I believe it is not sustainable.

I further believe that to spend most of your time alone in a space that is customised to your needs and to your tastes and preferences is conducive to specific themes. It follows that not spending most of your time in your own company will be beneficial to exploring other topics which are not necessarily less important than “The individual and the community” or “I am not a creature from outer space”.

Eventually this matter can be related back to questions about who you want to be, and the specific role that you have defined for yourself in the community you are part of, both geographically and culturally. It also has to do with how you reconcile the result, as you currently see it, of the process of defining yourself and your role in society not only with the world and time in which you exist, but also with the satisfaction of your emotional and physical needs.

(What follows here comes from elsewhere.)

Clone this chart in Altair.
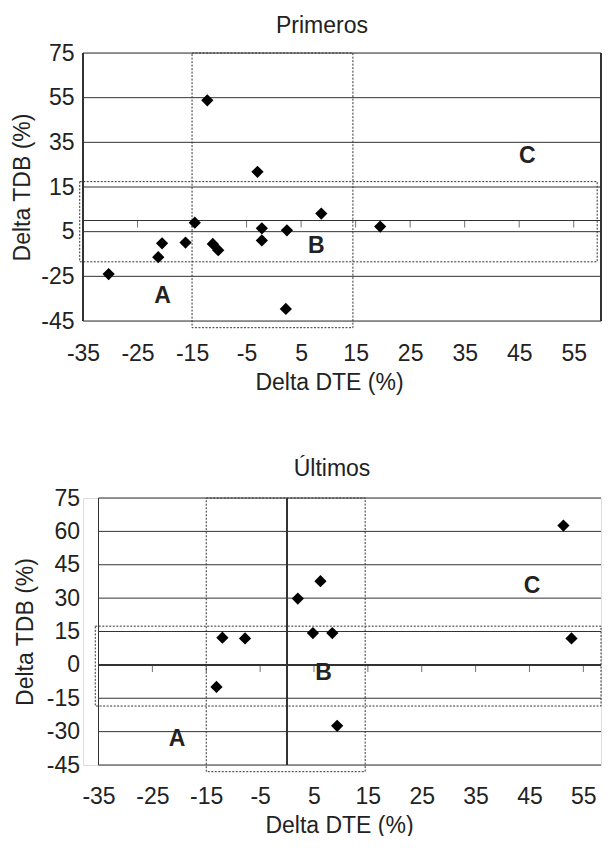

By way of illustration I can mention that I could have added a PART FIVE tonight to this Brewing Thought, but that it is not going to happen because I have to leave my apartment to go to teach some English classes so I can pay my phone bill at the end of this month. I could also have conjured up from my grey matter PARTS SIX and SEVEN tomorrow night, but it just so happens that a certain character has since the start of this piece organised a dinner date with a certain other character who, only in theory of course, inspires ideas in the Writer of Pieces that has very little to with many of the themes he has been trying to address up to now – ad nauseam, it could be added.


[1] A few weeks ago, I thought of three possibilities for an adult existence: that of the “wanderer”, the “settler”, and the “traveller”. For the purpose of this essay, however, I will focus on two possibilities of another kind.